As the new outbreaks threaten to tarnish one of ​his biggest achievements as president, ​Mr. Moon has sounded increasingly strident, suggesting he will use the blunt force of the law to punish those ​who impede the government’s epidemiological efforts.​ His government has proclaimed ​“zero tolerance​” and “maximum penalties.”

“No freedom of religion, assembly or expression can be asserted at the cost of such damage,” ​he has said, accusing the politically active conservative church members of spreading the virus and endangering the economy.

“Prayers may give you peace of mind but don’t protect you from the virus,” he said.

The police have so far referred 959 people for prosecution for violating laws to control the virus, including hundreds charged with flouting a government order to wear masks or ​breaking quarantine to go out to eat, drink, smoke, take out the garbage or report to their workplaces.
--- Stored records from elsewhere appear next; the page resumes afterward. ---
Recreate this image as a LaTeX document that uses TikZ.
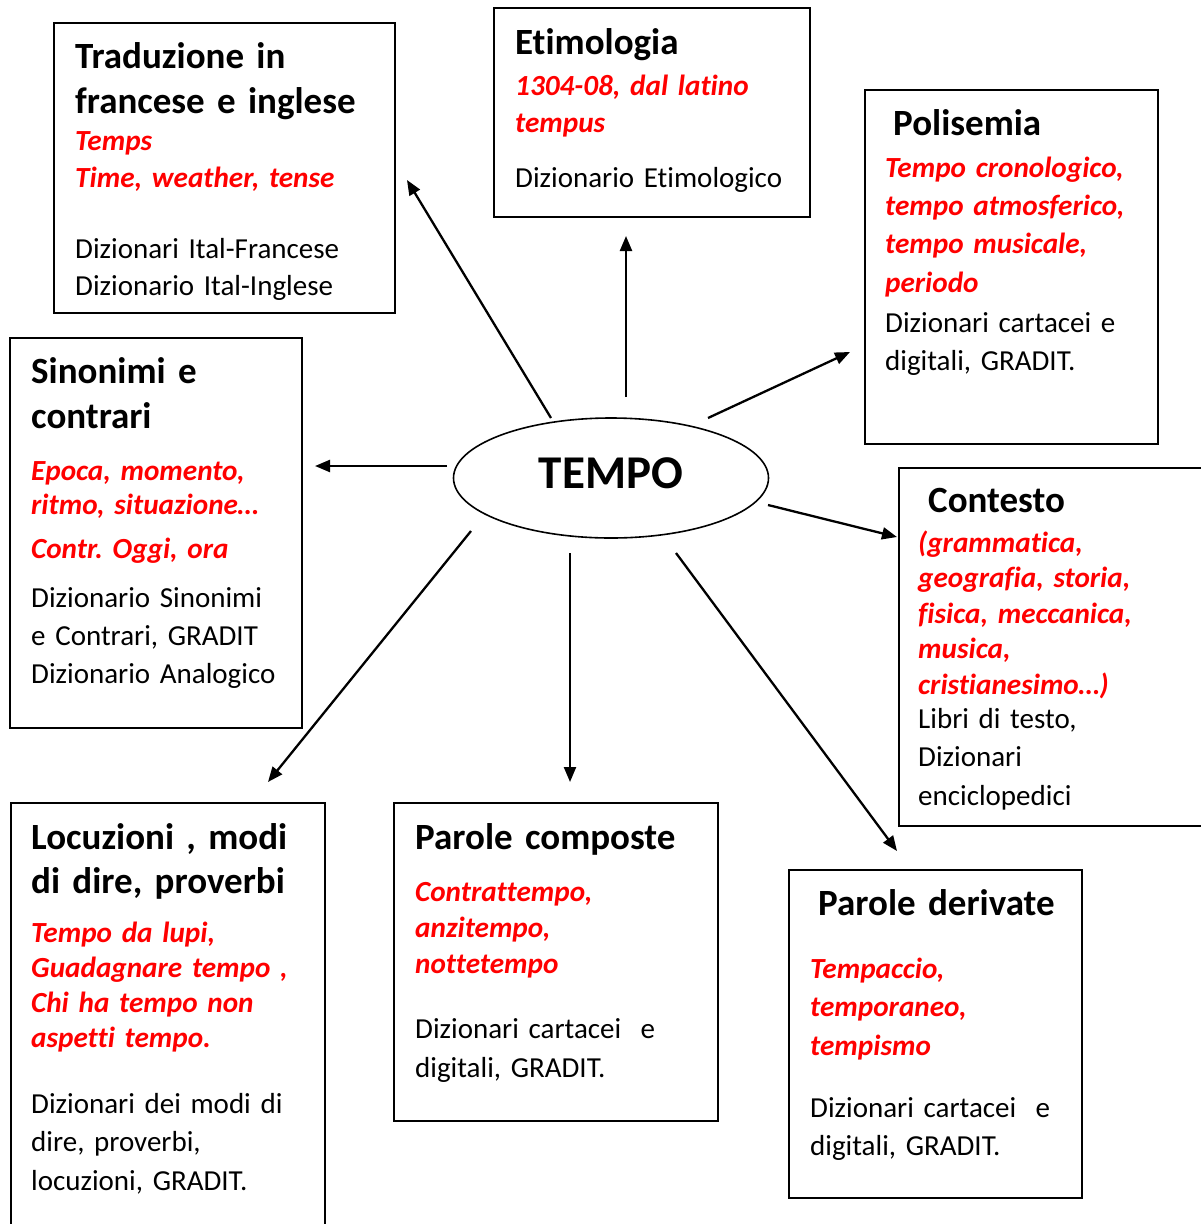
\documentclass[tikz,border=0pt]{standalone}
\usepackage{fontspec}
\setmainfont{Carlito}[Ligatures=NoCommon]
\frenchspacing
\usetikzlibrary{shapes.geometric,arrows.meta}

\tikzset{
	box/.style={draw, line width=1.8pt, inner sep=0pt, anchor=north west},
	ttl/.style={font=\fontsize{37}{#1}\selectfont\bfseries, text width=340pt, align=left, anchor=base west, inner sep=0pt},
	ttl/.default=45.5,
	ex/.style={text=red, font=\fontsize{29.2}{#1}\selectfont\bfseries\itshape, text width=340pt, align=left, anchor=base west, inner sep=0pt},
	ex/.default=36,
	src/.style={font=\fontsize{29}{#1}\selectfont, text width=340pt, align=left, anchor=base west, inner sep=0pt},
	src/.default=38.5,
	arr/.style={-{Triangle[length=15pt,width=12pt]}, line width=2.3pt},
}

\begin{document}
\begin{tikzpicture}[x=1pt, y=-1pt]
	\useasboundingbox (0,0) rectangle (1200,1224);

	\node[shape=ellipse, draw, line width=1.6pt, minimum width=315pt, minimum height=120pt, inner sep=0pt, text depth=10pt, font=\fontsize{47}{47}\selectfont\bfseries] (tempo) at (611,478) {TEMPO};

	\node[box, minimum width=341pt, minimum height=290pt] (trad) at (53,22) {};
	\node[ttl] (trad-t) at (75,68) {Traduzione in\\francese e inglese};
	\node[ex=37] (trad-r) at (75,150) {Temps\\Time, weather, tense};
	\node[src=37] (trad-d) at (75,258) {Dizionari Ital-Francese\\Dizionario Ital-Inglese};

	\node[box, minimum width=316pt, minimum height=209pt] (etim) at (493,7) {};
	\node[ttl] (etim-t) at (515,54) {Etimologia};
	\node[ex=37] (etim-r) at (515,95) {1304-08, dal latino\\tempus};
	\node[src] (etim-d) at (515,187) {Dizionario Etimologico};

	\node[box, minimum width=293pt, minimum height=354pt] (poli) at (864,89) {};
	\node[ttl] (poli-t) at (893,135) {Polisemia};
	\node[ex=38.4] (poli-r) at (885,177) {Tempo cronologico,\\tempo atmosferico,\\tempo musicale,\\periodo};
	\node[src] (poli-d) at (885,332) {Dizionari cartacei e\\digitali, GRADIT.};

	\node[box, minimum width=292pt, minimum height=390pt] (sino) at (9,337) {};
	\node[ttl] (sino-t) at (31,383) {Sinonimi e\\contrari};
	\node[ex=34] (sino-r) at (31,480) {Epoca, momento,\\ritmo, situazione…};
	\node[ex] (sino-c) at (31,558) {Contr. Oggi, ora};
	\node[src=38] (sino-d) at (31,607) {Dizionario Sinonimi\\e Contrari, GRADIT\\Dizionario Analogico};

	\node[box, minimum width=320pt, minimum height=358pt] (cont) at (898,467) {};
	\node[ttl] (cont-t) at (928,512) {Contesto};
	\node[ex=35.5] (cont-r) at (918,552) {(grammatica,\\geografia, storia,\\fisica, meccanica,\\musica,\\cristianesimo…)};
	\node[src] (cont-d) at (918,728) {Libri di testo,\\Dizionari\\enciclopedici};

	\node[box, minimum width=314pt, minimum height=440pt] (locu) at (10,802) {};
	\node[ttl=44] (locu-t) at (31,849) {Locuzioni , modi\\di dire, proverbi};
	\node[ex=35.3] (locu-r) at (31,942) {Tempo da lupi,\\Guadagnare tempo ,\\Chi ha tempo non\\aspetti tempo.};
	\node[src] (locu-d) at (31,1113) {Dizionari dei modi di\\dire, proverbi,\\locuzioni, GRADIT.};

	\node[box, minimum width=324pt, minimum height=318pt] (comp) at (393,802) {};
	\node[ttl] (comp-t) at (415,849) {Parole composte};
	\node[ex] (comp-r) at (415,901) {Contrattempo,\\anzitempo,\\nottetempo};
	\node[src=39] (comp-d) at (415,1038) {Dizionari cartacei\ \ e\\digitali, GRADIT.};

	\node[box, minimum width=293pt, minimum height=328pt] (deri) at (788,869) {};
	\node[ttl] (deri-t) at (818,915) {Parole derivate};
	\node[ex=38.5] (deri-r) at (810,978) {Tempaccio,\\temporaneo,\\tempismo};
	\node[src=38] (deri-d) at (810,1117) {Dizionari cartacei\ \ e\\digitali, GRADIT.};

	\coordinate (to-trad) at (551,418);
	\coordinate (in-trad) at (407,180);
	\coordinate (to-etim) at (626,397);
	\coordinate (in-etim) at (626,236);
	\coordinate (to-poli) at (708,418);
	\coordinate (in-poli) at (850,352);
	\coordinate (to-sino) at (447,466);
	\coordinate (in-sino) at (315,466);
	\coordinate (to-cont) at (768,505);
	\coordinate (in-cont) at (897,537);
	\coordinate (to-locu) at (471,531);
	\coordinate (in-locu) at (268,782);
	\coordinate (to-comp) at (570,553);
	\coordinate (in-comp) at (570,782);
	\coordinate (to-deri) at (676,553);
	\coordinate (in-deri) at (897,851);

	\draw[arr] (to-trad) -- (in-trad);
	\draw[arr] (to-etim) -- (in-etim);
	\draw[arr] (to-poli) -- (in-poli);
	\draw[arr] (to-sino) -- (in-sino);
	\draw[arr] (to-cont) -- (in-cont);
	\draw[arr] (to-locu) -- (in-locu);
	\draw[arr] (to-comp) -- (in-comp);
	\draw[arr] (to-deri) -- (in-deri);
\end{tikzpicture}
\end{document}
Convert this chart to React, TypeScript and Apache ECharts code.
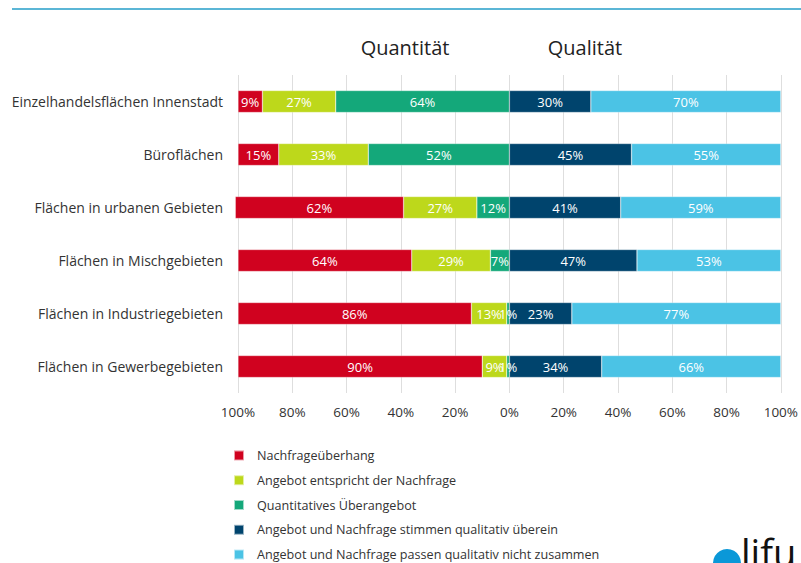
import React, { useEffect, useRef } from "react";
import * as echarts from "echarts";

const categories = [
  "Einzelhandelsflächen Innenstadt",
  "Büroflächen",
  "Flächen in urbanen Gebieten",
  "Flächen in Mischgebieten",
  "Flächen in Industriegebieten",
  "Flächen in Gewerbegebieten",
];

const seriesNames = [
  "Nachfrageüberhang",
  "Angebot entspricht der Nachfrage",
  "Quantitatives Überangebot",
  "Angebot und Nachfrage stimmen qualitativ überein",
  "Angebot und Nachfrage passen qualitativ nicht zusammen",
];

const nachfrageueberhang = [9, 15, 62, 64, 86, 90];
const angebotEntspricht = [27, 33, 27, 29, 13, 9];
const quantUeberangebot = [64, 52, 12, 7, 1, 1];
const qualStimmen = [30, 45, 41, 47, 23, 34];
const qualPassenNicht = [70, 55, 59, 53, 77, 66];

const xTicks = [-100, -80, -60, -40, -20, 0, 20, 40, 60, 80, 100];

const colors = ["#d0021f", "#bdd81b", "#14a87a", "#00446d", "#4bc3e5"];

const FONT = "'Open Sans', sans-serif";

export default function App() {
  const ref = useRef<HTMLDivElement>(null);

  useEffect(() => {
    if (!ref.current) return;
    const chart = echarts.init(ref.current, null, { renderer: "svg" });

    const mk = (name: string, values: number[], color: string, sign: number) => ({
      name,
      type: "bar",
      stack: "all",
      barWidth: 22,
      clip: false,
      data: values.map((v) => v * sign),
      itemStyle: { color, borderColor: "rgba(255,255,255,0.6)", borderWidth: 0.5 },
      label: {
        show: true,
        position: "inside",
        color: "#fff",
        fontSize: 13,
        fontFamily: FONT,
        formatter: (p: any) => Math.abs(p.value) + "%",
      },
    });

    chart.setOption({
      animation: false,
      textStyle: { fontFamily: FONT },
      grid: { left: 238, right: 18, top: 75, bottom: 170, containLabel: false },
      xAxis: {
        type: "value",
        min: xTicks[0],
        max: xTicks[xTicks.length - 1],
        interval: 20,
        axisLine: { show: false },
        axisTick: { show: false },
        splitLine: { show: true, lineStyle: { color: "#dedede", width: 1 } },
        axisLabel: {
          margin: 12,
          fontSize: 13.5,
          color: "#333",
          fontFamily: FONT,
          formatter: (v: number) => Math.abs(v) + "%",
        },
      },
      yAxis: {
        type: "category",
        data: categories,
        inverse: true,
        axisLine: { show: false },
        axisTick: { show: false },
        axisLabel: { margin: 15, fontSize: 14, color: "#333", fontFamily: FONT },
      },
      legend: {
        orient: "vertical",
        left: 228,
        top: 443,
        height: 150,
        itemWidth: 10,
        itemHeight: 10,
        itemGap: 10,
        icon: "rect",
        data: seriesNames,
        textStyle: { fontSize: 12.6, color: "#333", fontFamily: FONT, padding: [0, 0, 0, 8], lineHeight: 14.8 },
      },
      graphic: [
        { type: "line", shape: { x1: 12, y1: 9, x2: 801, y2: 9 }, style: { stroke: "#5bb6d6", lineWidth: 2 } },
        {
          type: "text",
          x: 405,
          y: 47,
          style: { text: "Quantität", fontSize: 20, fill: "#222", fontFamily: FONT, align: "center", verticalAlign: "middle" },
        },
        {
          type: "text",
          x: 585,
          y: 47,
          style: { text: "Qualität", fontSize: 20, fill: "#222", fontFamily: FONT, align: "center", verticalAlign: "middle" },
        },
        { type: "circle", shape: { cx: 727, cy: 563, r: 14 }, style: { fill: "#0a98d8" } },
        {
          type: "text",
          x: 741,
          y: 533,
          style: { text: "lifu", fontSize: 38, fill: "#111", fontFamily: FONT, align: "left", verticalAlign: "top" },
        },
      ],
      series: [
        mk(seriesNames[2], quantUeberangebot, colors[2], -1),
        mk(seriesNames[1], angebotEntspricht, colors[1], -1),
        mk(seriesNames[0], nachfrageueberhang, colors[0], -1),
        mk(seriesNames[3], qualStimmen, colors[3], 1),
        mk(seriesNames[4], qualPassenNicht, colors[4], 1),
      ],
    });

    return () => chart.dispose();
  }, []);

  return <div ref={ref} style={{ width: 801, height: 563, position: "absolute", left: 0, top: 0 }} />;
}
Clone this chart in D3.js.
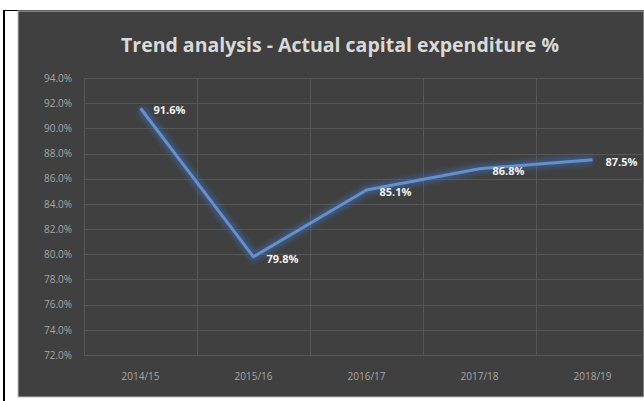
<!DOCTYPE html>
<html>
<head>
<meta charset="utf-8">
<script src="https://cdn.jsdelivr.net/npm/d3@7"></script>
<style>
  body { margin: 0; background: #fff; }
  svg { display: block; font-family: "Open Sans", "Liberation Sans", sans-serif; }
</style>
</head>
<body>
<script>
// data
var years = ['2014/15', '2015/16', '2016/17', '2017/18', '2018/19'];
var capexPct = [91.6, 79.8, 85.1, 86.8, 87.5];
var yTicks = [72, 74, 76, 78, 80, 82, 84, 86, 88, 90, 92, 94];

var width = 644;
var height = 401;

var canvas = d3.select('body')
    .append('svg')
    .attr('width', width)
    .attr('height', height)

// frame
canvas.append('rect')
    .attr('x', 3).attr('y', 10)
    .attr('width', 2).attr('height', height - 10)
    .attr('fill', '#000')
canvas.append('rect')
    .attr('x', 3).attr('y', 10)
    .attr('width', width - 3).attr('height', 1)
    .attr('fill', '#000')

// chart background
canvas.append('rect')
    .attr('x', 18).attr('y', 11)
    .attr('width', width - 18).attr('height', 386)
    .attr('fill', '#404040')
    .attr('stroke', '#bfbfbf')
    .attr('stroke-width', 1)

var xScale = d3.scaleBand()
    .domain(years)
    .range([84, 649])

var yScale = d3.scaleLinear()
    .domain([72, 94])
    .range([355, 78])

// glow filter
var defs = canvas.append('defs');
var glow = defs.append('filter').attr('id', 'glow')
    .attr('x', '-20%').attr('y', '-20%').attr('width', '140%').attr('height', '140%');
glow.append('feGaussianBlur').attr('stdDeviation', 2.5);

// grid
canvas.append('g')
    .selectAll('line')
    .data(yTicks)
    .enter()
    .append('line')
    .attr('x1', 84)
    .attr('x2', width)
    .attr('y1', function (d) { return Math.round(yScale(d)) + 0.5; })
    .attr('y2', function (d) { return Math.round(yScale(d)) + 0.5; })
    .attr('stroke', '#575757')
    .attr('stroke-width', 1)

canvas.append('g')
    .selectAll('line')
    .data(years)
    .enter()
    .append('line')
    .attr('x1', function (d) { return Math.round(xScale(d)) + 0.5; })
    .attr('x2', function (d) { return Math.round(xScale(d)) + 0.5; })
    .attr('y1', yScale(94))
    .attr('y2', yScale(72))
    .attr('stroke', '#575757')
    .attr('stroke-width', 1)

// axes
var axisL = d3.axisLeft(yScale)
    .tickValues(yTicks)
    .tickSize(0)
    .tickPadding(12)
    .tickFormat(function (d) { return d.toFixed(1) + '%'; })

var axisB = d3.axisBottom(xScale)
    .tickSize(0)
    .tickPadding(18)

var gL = canvas.append('g')
    .attr('transform', 'translate(84,0)')
    .call(axisL)
gL.select('.domain').remove()
gL.selectAll('text')
    .attr('fill', '#a6a6a6')
    .attr('font-size', 10)
    .attr('font-family', '"Open Sans", sans-serif')

var gB = canvas.append('g')
    .attr('transform', 'translate(0,' + yScale(72) + ')')
    .call(axisB)
gB.select('.domain').remove()
gB.selectAll('text')
    .attr('fill', '#a6a6a6')
    .attr('font-size', 10)
    .attr('font-family', '"Open Sans", sans-serif')

// title
canvas.append('text')
    .text('Trend analysis - Actual capital expenditure %')
    .attr('x', 340)
    .attr('y', 52)
    .attr('text-anchor', 'middle')
    .attr('fill', '#d9d9d9')
    .attr('font-size', 19.5)
    .attr('font-weight', 'bold')

// line
var line = d3.line()
    .x(function (d, i) { return xScale(years[i]) + xScale.bandwidth() / 2; })
    .y(function (d) { return yScale(d); })

canvas.append('path')
    .datum(capexPct)
    .attr('d', line)
    .attr('fill', 'none')
    .attr('stroke', '#3a67a6')
    .attr('stroke-width', 9)
    .attr('stroke-opacity', 0.6)
    .attr('filter', 'url(#glow)')

canvas.append('path')
    .datum(capexPct)
    .attr('d', line)
    .attr('fill', 'none')
    .attr('stroke', '#6590cb')
    .attr('stroke-width', 3)
    .attr('stroke-linejoin', 'round')

// labels
canvas.append('g')
    .selectAll('text')
    .data(capexPct)
    .enter()
    .append('text')
    .attr('x', function (d, i) { return xScale(years[i]) + xScale.bandwidth() / 2 + 13; })
    .attr('y', function (d) { return yScale(d) + 6; })
    .attr('fill', '#f2f2f2')
    .attr('font-size', 11)
    .attr('font-weight', 'bold')
    .text(function (d) { return d.toFixed(1) + '%'; })
</script>
</body>
</html>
The police arrested at least four people, including two pastors, who were accused of misleading epidemiological investigations ​by lying about their whereabouts​ or the size of their church congregations.

The authorities have also detained 202 people on suspicion of ​spreading disinformation and leaking personal data​, including people who claimed on YouTube that the government was manipulating test results to keep dissidents in quarantine. ​The southeastern city of Busan sued ​six ​churches that defied government orders not to meet for services. ​

In the past week, the government announced a series of measures that had been discussed before the pandemic, like increasing the number of medical school students. But young doctors went on strike in protest, saying that there are already enough doctors and that the government instead needed to invest in improving medical services in rural areas. The government sued several doctors who refused to return to work.

The doctors said they were also disillusioned with the government’s heavy-handed methods in trying to push through its controversial policies while the whole nation was struggling with the pandemic.

“But talking to them has been like talking to a wall,” said Dr. Park Jee-hyun, a leader of the doctors on strike.